**OBJECTIVE**
Retype, exactly as they stand, the lines from the start of the data to the line that contains "from matplotlib.lines import Line2D", both ends included. Leave the pictures out.

|---|

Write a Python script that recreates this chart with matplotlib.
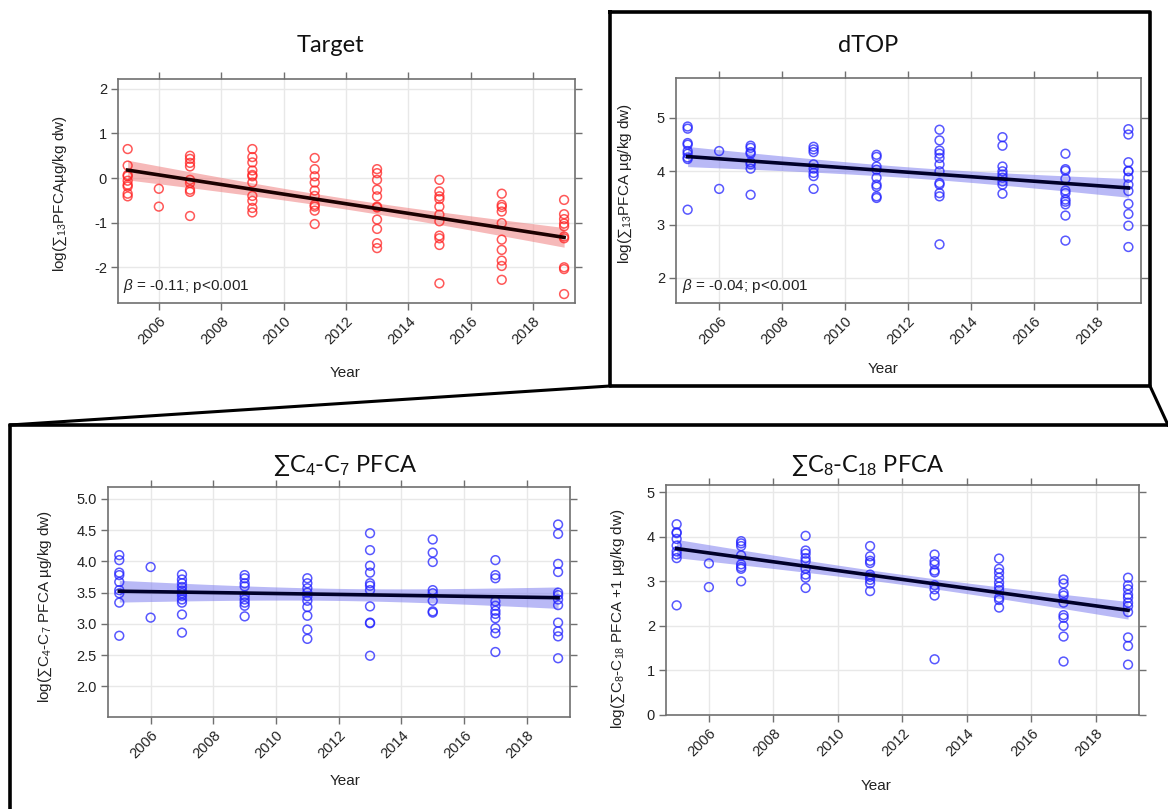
import numpy as np
import matplotlib
matplotlib.use("Agg")
import matplotlib.pyplot as plt
from matplotlib.lines import Line2D

plt.rcParams['font.family'] = ['Liberation Sans', 'DejaVu Sans']
plt.rcParams['mathtext.fontset'] = 'custom'
plt.rcParams['mathtext.rm'] = 'Liberation Sans'
plt.rcParams['mathtext.it'] = 'Liberation Sans:italic'
plt.rcParams['mathtext.bf'] = 'Liberation Sans:bold'

# ---------------- data ----------------
years = [2005, 2006, 2007, 2009, 2011, 2013, 2015, 2017, 2019]
year_ticks = [2006, 2008, 2010, 2012, 2014, 2016, 2018]

target_vals = [
    [0.65, 0.28, 0.07, 0.04, -0.06, -0.15, -0.19, -0.35, -0.41],
    [-0.24, -0.64],
    [0.50, 0.43, 0.34, 0.26, -0.04, -0.11, -0.26, -0.31, -0.85],
    [0.65, 0.47, 0.35, 0.17, 0.07, 0.04, -0.10, -0.40, -0.51, -0.67, -0.77],
    [0.45, 0.20, 0.04, -0.10, -0.28, -0.40, -0.60, -0.64, -0.73, -1.03],
    [0.20, 0.11, -0.04, -0.26, -0.41, -0.64, -0.66, -0.93, -1.14, -1.46, -1.57],
    [-0.04, -0.30, -0.41, -0.47, -0.64, -0.82, -0.97, -1.29, -1.35, -1.50, -2.36],
    [-0.35, -0.60, -0.65, -0.75, -1.01, -1.38, -1.61, -1.85, -1.97, -2.28],
    [-0.49, -0.81, -0.92, -1.02, -1.08, -1.31, -1.35, -2.00, -2.04, -2.60],
]

dtop_vals = [
    [4.84, 4.80, 4.53, 4.50, 4.38, 4.33, 4.26, 4.23, 3.28],
    [4.38, 3.67],
    [4.48, 4.44, 4.36, 4.33, 4.17, 4.13, 4.05, 3.56],
    [4.46, 4.41, 4.36, 4.13, 4.05, 3.97, 3.91, 3.67],
    [4.31, 4.27, 4.09, 4.03, 3.88, 3.75, 3.71, 3.53, 3.50],
    [4.78, 4.58, 4.39, 4.33, 4.25, 4.13, 4.00, 3.78, 3.75, 3.59, 3.53, 2.63],
    [4.64, 4.48, 4.09, 4.00, 3.94, 3.88, 3.81, 3.75, 3.58],
    [4.33, 4.04, 4.01, 3.86, 3.64, 3.59, 3.47, 3.43, 3.38, 3.17, 2.70],
    [4.79, 4.69, 4.17, 4.01, 4.00, 3.88, 3.75, 3.63, 3.39, 3.20, 2.98, 2.58],
]

c4c7_vals = [
    [4.10, 4.02, 3.82, 3.78, 3.67, 3.54, 3.49, 3.34, 2.81],
    [3.91, 3.10],
    [3.79, 3.71, 3.65, 3.59, 3.53, 3.49, 3.45, 3.39, 3.34, 3.15, 2.86],
    [3.78, 3.73, 3.65, 3.60, 3.45, 3.39, 3.34, 3.29, 3.12],
    [3.73, 3.65, 3.57, 3.50, 3.44, 3.37, 3.27, 3.13, 2.91, 2.76],
    [4.45, 4.18, 3.93, 3.82, 3.65, 3.61, 3.54, 3.28, 3.02, 3.01, 2.49],
    [4.35, 4.14, 3.99, 3.54, 3.49, 3.37, 3.20, 3.18],
    [4.02, 3.78, 3.73, 3.36, 3.29, 3.21, 3.16, 3.09, 2.93, 2.85, 2.55],
    [4.59, 4.44, 3.96, 3.83, 3.50, 3.46, 3.39, 3.30, 3.02, 2.88, 2.80, 2.45],
]

c8c18_vals = [
    [4.28, 4.10, 4.08, 3.95, 3.80, 3.67, 3.60, 3.52, 2.46],
    [3.40, 2.87],
    [3.90, 3.85, 3.79, 3.58, 3.38, 3.32, 3.28, 3.00],
    [4.02, 3.69, 3.62, 3.52, 3.45, 3.28, 3.15, 3.08, 2.85],
    [3.79, 3.56, 3.46, 3.41, 3.15, 3.10, 3.03, 2.95, 2.78],
    [3.60, 3.45, 3.38, 3.24, 3.20, 2.91, 2.82, 2.68, 1.25],
    [3.51, 3.28, 3.19, 3.08, 2.97, 2.88, 2.80, 2.63, 2.58, 2.41],
    [3.04, 2.95, 2.74, 2.68, 2.52, 2.24, 2.18, 2.00, 1.76, 1.20],
    [3.08, 2.91, 2.82, 2.70, 2.63, 2.52, 2.44, 2.31, 1.74, 1.55, 1.13],
]

titles = ["Target", "dTOP", "∑C$_4$-C$_7$ PFCA", "∑C$_8$-C$_{18}$ PFCA"]
ylabels = ["log(∑$_{13}$PFCAµg/kg dw)",
           "log(∑$_{13}$PFCA µg/kg dw)",
           "log(∑C$_4$-C$_7$ PFCA µg/kg dw)",
           "log(∑C$_8$-C$_{18}$ PFCA +1 µg/kg dw)"]
yticks_list = [[-2, -1, 0, 1, 2], [2, 3, 4, 5],
               [2.0, 2.5, 3.0, 3.5, 4.0, 4.5, 5.0], [0, 1, 2, 3, 4, 5]]
annotations = ["$\\beta$ = -0.11; p<0.001", "$\\beta$ = -0.04; p<0.001", None, None]

# ---------------- layout ----------------
W, H = 1168, 809
fig = plt.figure(figsize=(W / 100, H / 100), dpi=100)
fig.patch.set_facecolor('white')

def rect(l, t, r, b):
    return [l / W, 1 - b / H, (r - l) / W, (b - t) / H]

panels = [
    dict(vals=target_vals, rect=rect(118, 79, 575, 303), ylim=(-2.8, 2.22),
         xlim=(2004.69, 2019.35), col='#ff2020', band='#f08080', line='#1c0000',
         ylab=(-0.107, 0.49), xlab=(0.497, -0.282), title=(330, 45), fmt='%d'),
    dict(vals=dtop_vals, rect=rect(676, 78, 1141, 303), ylim=(1.53, 5.75),
         xlim=(2004.63, 2019.40), col='#2020ff', band='#8080f0', line='#00002a',
         ylab=(-0.090, 0.53), xlab=(0.445, -0.262), title=(868, 45), fmt='%d'),
    dict(vals=c4c7_vals, rect=rect(108, 487, 570, 717), ylim=(1.51, 5.19),
         xlim=(2004.64, 2019.38), col='#2020ff', band='#8080f0', line='#00002a',
         ylab=(-0.117, 0.48), xlab=(0.513, -0.248), title=(345, 465), fmt='%.1f'),
    dict(vals=c8c18_vals, rect=rect(666, 485, 1139, 715), ylim=(0.0, 5.16),
         xlim=(2004.67, 2019.34), col='#2020ff', band='#8080f0', line='#00002a',
         ylab=(-0.082, 0.42), xlab=(0.444, -0.278), title=(868, 465), fmt='%d'),
]

for i, p in enumerate(panels):
    ax = fig.add_axes(p['rect'])
    x = np.concatenate([[y] * len(v) for y, v in zip(years, p['vals'])]).astype(float)
    yv = np.concatenate(p['vals']).astype(float)

    # regression and 95% CI
    slope, icpt = np.polyfit(x, yv, 1)
    n = len(x)
    resid = yv - (slope * x + icpt)
    s = np.sqrt(np.sum(resid ** 2) / (n - 2))
    xbar = x.mean()
    sxx = np.sum((x - xbar) ** 2)
    xf = np.linspace(min(years), max(years), 100)
    yf = slope * xf + icpt
    se = s * np.sqrt(1.0 / n + (xf - xbar) ** 2 / sxx)
    ax.fill_between(xf, yf - 1.99 * se, yf + 1.99 * se, color=p['band'],
                    alpha=0.55, lw=0, zorder=2)

    ax.scatter(x, yv, s=40, facecolors='none', edgecolors=p['col'],
               linewidths=1.1, alpha=0.75, zorder=3)
    ax.plot(xf, yf, color=p['line'], lw=2.6, zorder=4)

    ax.set_xlim(*p['xlim'])
    ax.set_ylim(*p['ylim'])
    ax.set_xticks(year_ticks)
    ax.set_yticks(yticks_list[i])
    ax.set_yticklabels([p['fmt'] % t for t in yticks_list[i]])
    ax.set_xticklabels([str(t) for t in year_ticks], rotation=45, ha='right',
                       rotation_mode='anchor')
    ax.grid(True, color='#e8e8e8', lw=1.0, zorder=0)
    ax.set_axisbelow(True)
    for sp in ax.spines.values():
        sp.set_color('#707070')
        sp.set_linewidth(1.2)
    ax.tick_params(direction='out', length=5, width=1.0, color='#707070',
                   labelsize=10.5, labelcolor='#222222', top=True, right=True,
                   labeltop=False, labelright=False, pad=3)

    ax.set_ylabel(ylabels[i], fontsize=11, color='#222222')
    ax.yaxis.set_label_coords(*p['ylab'])
    ax.set_xlabel("Year", fontsize=11, color='#222222')
    ax.xaxis.set_label_coords(*p['xlab'])

    if annotations[i]:
        ax.text(0.012, 0.035, annotations[i], transform=ax.transAxes,
                fontsize=11, color='#222222', ha='left', va='bottom')

    tx, ty = p['title']
    fig.text(tx / W, 1 - ty / H, titles[i], fontsize=17, ha='center',
             va='center', family=['Lato', 'DejaVu Sans'], color='#111111')

# ---------------- frames ----------------
def fline(xs, ys, lw=2.6):
    fig.add_artist(Line2D([v / W for v in xs], [1 - v / H for v in ys],
                          transform=fig.transFigure, color='black', lw=lw,
                          solid_capstyle='projecting'))

# box around dTOP
fline([610, 1150, 1150, 610, 610], [12, 12, 386, 386, 12])
# connecting lines
fline([610, 10], [386, 425], lw=2.2)
fline([1150, 1168], [386, 425], lw=2.2)
# lower box
fline([1168, 10, 10], [425, 425, 809])

fig.savefig("out.png", dpi=100, facecolor='white')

|---|

**FINAL ANSWER**
Write a Python script that recreates this chart with matplotlib.
import numpy as np
import matplotlib
matplotlib.use("Agg")
import matplotlib.pyplot as plt
from matplotlib.lines import Line2D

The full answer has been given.